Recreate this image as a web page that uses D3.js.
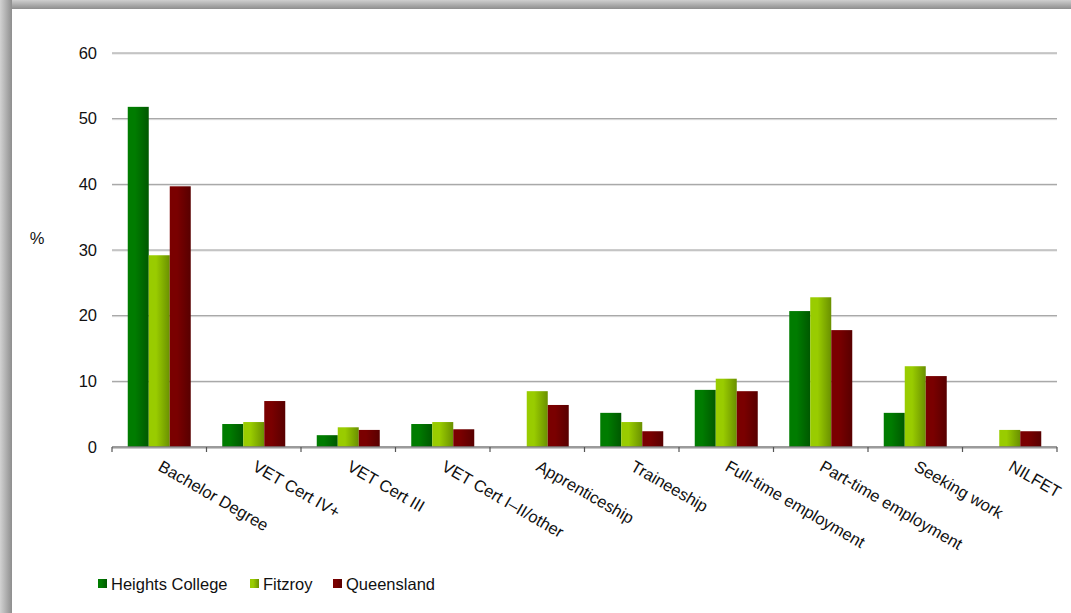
<!DOCTYPE html>
<html>
<head>
<meta charset="utf-8">
<script src="https://cdn.jsdelivr.net/npm/d3@7"></script>
<style>
  html, body { margin: 0; padding: 0; background: #fff; }
  svg { display: block; font-family: "Liberation Sans", Arial, sans-serif; }
</style>
</head>
<body>
<svg id="chart" width="1071" height="613"></svg>
<script>
// Post-school destinations, % of students
const categories = ["Bachelor Degree", "VET Cert IV+", "VET Cert III", "VET Cert I\u2013II/other",
  "Apprenticeship", "Traineeship", "Full-time employment", "Part-time employment",
  "Seeking work", "NILFET"];
const seriesNames = ["Heights College", "Fitzroy", "Queensland"];
const heightsCollege = [51.8, 3.5, 1.8, 3.5, 0, 5.2, 8.7, 20.7, 5.2, 0];
const fitzroy        = [29.2, 3.8, 3.0, 3.8, 8.5, 3.8, 10.4, 22.8, 12.3, 2.6];
const queensland     = [39.7, 7.0, 2.6, 2.7, 6.4, 2.4, 8.5, 17.8, 10.8, 2.4];
const yTicks = [0, 10, 20, 30, 40, 50, 60];

const seriesValues = [heightsCollege, fitzroy, queensland];
const baseColors = ["#007c00", "#99cc00", "#7a0000"];
const darkColors = ["#005800", "#6a9000", "#580000"];
const FONT = "16.5px";

const svg = d3.select("#chart");
const W = 1071, H = 613;

// page frame with soft shadow along the top and left edges
const defs = svg.append("defs");
const shTop = defs.append("linearGradient").attr("id", "shTop")
  .attr("x1", 0).attr("y1", 0).attr("x2", 0).attr("y2", 1);
shTop.append("stop").attr("offset", "0%").attr("stop-color", "#cfcfcf");
shTop.append("stop").attr("offset", "100%").attr("stop-color", "#8e8e8e");
const shLeft = defs.append("linearGradient").attr("id", "shLeft")
  .attr("x1", 0).attr("y1", 0).attr("x2", 1).attr("y2", 0);
shLeft.append("stop").attr("offset", "0%").attr("stop-color", "#d2d2d2");
shLeft.append("stop").attr("offset", "100%").attr("stop-color", "#8e8e8e");

svg.append("rect").attr("x", 0).attr("y", 0).attr("width", W).attr("height", H).attr("fill", "#fff");
svg.append("rect").attr("x", 0).attr("y", 0).attr("width", W).attr("height", 9).attr("fill", "url(#shTop)");
svg.append("rect").attr("x", 0).attr("y", 0).attr("width", 12).attr("height", H).attr("fill", "url(#shLeft)");

// horizontal shading for each series
seriesNames.forEach((s, i) => {
  const g = defs.append("linearGradient").attr("id", "grad" + i)
    .attr("x1", 0).attr("y1", 0).attr("x2", 1).attr("y2", 0);
  g.append("stop").attr("offset", "0%").attr("stop-color", baseColors[i]);
  g.append("stop").attr("offset", "35%").attr("stop-color", baseColors[i]);
  g.append("stop").attr("offset", "100%").attr("stop-color", darkColors[i]);
});

const x = d3.scaleBand().domain(categories).range([112, 1057]).paddingInner(0).paddingOuter(0);
const bw = x.bandwidth();
const xs = d3.scaleBand().domain(seriesNames).range([bw / 6, bw * 5 / 6]);
const y = d3.scaleLinear().domain([0, 60]).range([447, 53]);

// gridlines
const grid = svg.append("g");
yTicks.filter(t => t > 0).forEach(t => {
  grid.append("line").attr("x1", 112).attr("x2", 1057)
    .attr("y1", y(t) + 1).attr("y2", y(t) + 1).attr("stroke", "#dddddd").attr("stroke-width", 1);
  grid.append("line").attr("x1", 112).attr("x2", 1057)
    .attr("y1", y(t)).attr("y2", y(t)).attr("stroke", "#999999").attr("stroke-width", 1);
});

// y axis labels
const yAxis = svg.append("g").attr("transform", "translate(112,0)")
  .call(d3.axisLeft(y).tickValues(yTicks).tickSize(0).tickPadding(15));
yAxis.select(".domain").remove();
yAxis.selectAll("text").attr("font-size", FONT).attr("fill", "#111")
  .attr("font-family", "Liberation Sans, Arial, sans-serif");

svg.append("text").attr("x", 37).attr("y", 238).attr("dy", "0.35em")
  .attr("text-anchor", "middle").attr("font-size", FONT).attr("fill", "#111").text("%");

// bars
const rows = categories.map((c, ci) => ({ c, vals: seriesValues.map(v => v[ci]) }));
const groups = svg.append("g").selectAll("g").data(rows).join("g")
  .attr("transform", d => `translate(${x(d.c)},0)`);
groups.selectAll("rect")
  .data(d => d.vals.map((v, i) => ({ s: seriesNames[i], i, v })).filter(e => e.v > 0))
  .join("rect")
  .attr("x", e => xs(e.s))
  .attr("width", xs.bandwidth())
  .attr("y", e => y(e.v))
  .attr("height", e => y(0) - y(e.v))
  .attr("fill", e => `url(#grad${e.i})`);

// category axis line and boundary ticks
const axis = svg.append("g");
axis.append("line").attr("x1", 112).attr("x2", 1057).attr("y1", y(0) + 1.5).attr("y2", y(0) + 1.5)
  .attr("stroke", "#c8c8c8").attr("stroke-width", 1);
axis.append("line").attr("x1", 112).attr("x2", 1057).attr("y1", y(0)).attr("y2", y(0))
  .attr("stroke", "#7a7a7a").attr("stroke-width", 1.5);
const bounds = categories.map(c => x(c)).concat([x.range()[1]]);
axis.selectAll("line.tick").data(bounds).join("line").attr("class", "tick")
  .attr("x1", d => d).attr("x2", d => d).attr("y1", y(0)).attr("y2", y(0) + 5)
  .attr("stroke", "#555").attr("stroke-width", 1.2);

// rotated category labels
axis.selectAll("text.cat").data(categories).join("text").attr("class", "cat")
  .attr("transform", d => `translate(${x(d) + bw / 2 + 4},${y(0) + 12}) rotate(30)`)
  .attr("dy", "0.75em")
  .attr("font-size", FONT).attr("fill", "#111")
  .text(d => d);

// legend
const legendX = [98, 250, 333];
const legend = svg.append("g");
seriesNames.forEach((s, i) => {
  legend.append("rect").attr("x", legendX[i]).attr("y", 579).attr("width", 9).attr("height", 9)
    .attr("fill", `url(#grad${i})`);
  legend.append("text").attr("x", legendX[i] + 13).attr("y", 590)
    .attr("font-size", FONT).attr("fill", "#111").text(s);
});
</script>
</body>
</html>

---+---

→ **The exercise**
Go through the listing above and write it all out exactly, leaving out any picture.

→ **Task response**
Recreate this image as a web page that uses D3.js.
<!DOCTYPE html>
<html>
<head>
<meta charset="utf-8">
<script src="https://cdn.jsdelivr.net/npm/d3@7"></script>
<style>
  html, body { margin: 0; padding: 0; background: #fff; }
  svg { display: block; font-family: "Liberation Sans", Arial, sans-serif; }
</style>
</head>
<body>
<svg id="chart" width="1071" height="613"></svg>
<script>
// Post-school destinations, % of students
const categories = ["Bachelor Degree", "VET Cert IV+", "VET Cert III", "VET Cert I\u2013II/other",
  "Apprenticeship", "Traineeship", "Full-time employment", "Part-time employment",
  "Seeking work", "NILFET"];
const seriesNames = ["Heights College", "Fitzroy", "Queensland"];
const heightsCollege = [51.8, 3.5, 1.8, 3.5, 0, 5.2, 8.7, 20.7, 5.2, 0];
const fitzroy        = [29.2, 3.8, 3.0, 3.8, 8.5, 3.8, 10.4, 22.8, 12.3, 2.6];
const queensland     = [39.7, 7.0, 2.6, 2.7, 6.4, 2.4, 8.5, 17.8, 10.8, 2.4];
const yTicks = [0, 10, 20, 30, 40, 50, 60];

const seriesValues = [heightsCollege, fitzroy, queensland];
const baseColors = ["#007c00", "#99cc00", "#7a0000"];
const darkColors = ["#005800", "#6a9000", "#580000"];
const FONT = "16.5px";

const svg = d3.select("#chart");
const W = 1071, H = 613;

// page frame with soft shadow along the top and left edges
const defs = svg.append("defs");
const shTop = defs.append("linearGradient").attr("id", "shTop")
  .attr("x1", 0).attr("y1", 0).attr("x2", 0).attr("y2", 1);
shTop.append("stop").attr("offset", "0%").attr("stop-color", "#cfcfcf");
shTop.append("stop").attr("offset", "100%").attr("stop-color", "#8e8e8e");
const shLeft = defs.append("linearGradient").attr("id", "shLeft")
  .attr("x1", 0).attr("y1", 0).attr("x2", 1).attr("y2", 0);
shLeft.append("stop").attr("offset", "0%").attr("stop-color", "#d2d2d2");
shLeft.append("stop").attr("offset", "100%").attr("stop-color", "#8e8e8e");

svg.append("rect").attr("x", 0).attr("y", 0).attr("width", W).attr("height", H).attr("fill", "#fff");
svg.append("rect").attr("x", 0).attr("y", 0).attr("width", W).attr("height", 9).attr("fill", "url(#shTop)");
svg.append("rect").attr("x", 0).attr("y", 0).attr("width", 12).attr("height", H).attr("fill", "url(#shLeft)");

// horizontal shading for each series
seriesNames.forEach((s, i) => {
  const g = defs.append("linearGradient").attr("id", "grad" + i)
    .attr("x1", 0).attr("y1", 0).attr("x2", 1).attr("y2", 0);
  g.append("stop").attr("offset", "0%").attr("stop-color", baseColors[i]);
  g.append("stop").attr("offset", "35%").attr("stop-color", baseColors[i]);
  g.append("stop").attr("offset", "100%").attr("stop-color", darkColors[i]);
});

const x = d3.scaleBand().domain(categories).range([112, 1057]).paddingInner(0).paddingOuter(0);
const bw = x.bandwidth();
const xs = d3.scaleBand().domain(seriesNames).range([bw / 6, bw * 5 / 6]);
const y = d3.scaleLinear().domain([0, 60]).range([447, 53]);

// gridlines
const grid = svg.append("g");
yTicks.filter(t => t > 0).forEach(t => {
  grid.append("line").attr("x1", 112).attr("x2", 1057)
    .attr("y1", y(t) + 1).attr("y2", y(t) + 1).attr("stroke", "#dddddd").attr("stroke-width", 1);
  grid.append("line").attr("x1", 112).attr("x2", 1057)
    .attr("y1", y(t)).attr("y2", y(t)).attr("stroke", "#999999").attr("stroke-width", 1);
});

// y axis labels
const yAxis = svg.append("g").attr("transform", "translate(112,0)")
  .call(d3.axisLeft(y).tickValues(yTicks).tickSize(0).tickPadding(15));
yAxis.select(".domain").remove();
yAxis.selectAll("text").attr("font-size", FONT).attr("fill", "#111")
  .attr("font-family", "Liberation Sans, Arial, sans-serif");

svg.append("text").attr("x", 37).attr("y", 238).attr("dy", "0.35em")
  .attr("text-anchor", "middle").attr("font-size", FONT).attr("fill", "#111").text("%");

// bars
const rows = categories.map((c, ci) => ({ c, vals: seriesValues.map(v => v[ci]) }));
const groups = svg.append("g").selectAll("g").data(rows).join("g")
  .attr("transform", d => `translate(${x(d.c)},0)`);
groups.selectAll("rect")
  .data(d => d.vals.map((v, i) => ({ s: seriesNames[i], i, v })).filter(e => e.v > 0))
  .join("rect")
  .attr("x", e => xs(e.s))
  .attr("width", xs.bandwidth())
  .attr("y", e => y(e.v))
  .attr("height", e => y(0) - y(e.v))
  .attr("fill", e => `url(#grad${e.i})`);

// category axis line and boundary ticks
const axis = svg.append("g");
axis.append("line").attr("x1", 112).attr("x2", 1057).attr("y1", y(0) + 1.5).attr("y2", y(0) + 1.5)
  .attr("stroke", "#c8c8c8").attr("stroke-width", 1);
axis.append("line").attr("x1", 112).attr("x2", 1057).attr("y1", y(0)).attr("y2", y(0))
  .attr("stroke", "#7a7a7a").attr("stroke-width", 1.5);
const bounds = categories.map(c => x(c)).concat([x.range()[1]]);
axis.selectAll("line.tick").data(bounds).join("line").attr("class", "tick")
  .attr("x1", d => d).attr("x2", d => d).attr("y1", y(0)).attr("y2", y(0) + 5)
  .attr("stroke", "#555").attr("stroke-width", 1.2);

// rotated category labels
axis.selectAll("text.cat").data(categories).join("text").attr("class", "cat")
  .attr("transform", d => `translate(${x(d) + bw / 2 + 4},${y(0) + 12}) rotate(30)`)
  .attr("dy", "0.75em")
  .attr("font-size", FONT).attr("fill", "#111")
  .text(d => d);

// legend
const legendX = [98, 250, 333];
const legend = svg.append("g");
seriesNames.forEach((s, i) => {
  legend.append("rect").attr("x", legendX[i]).attr("y", 579).attr("width", 9).attr("height", 9)
    .attr("fill", `url(#grad${i})`);
  legend.append("text").attr("x", legendX[i] + 13).attr("y", 590)
    .attr("font-size", FONT).attr("fill", "#111").text(s);
});
</script>
</body>
</html>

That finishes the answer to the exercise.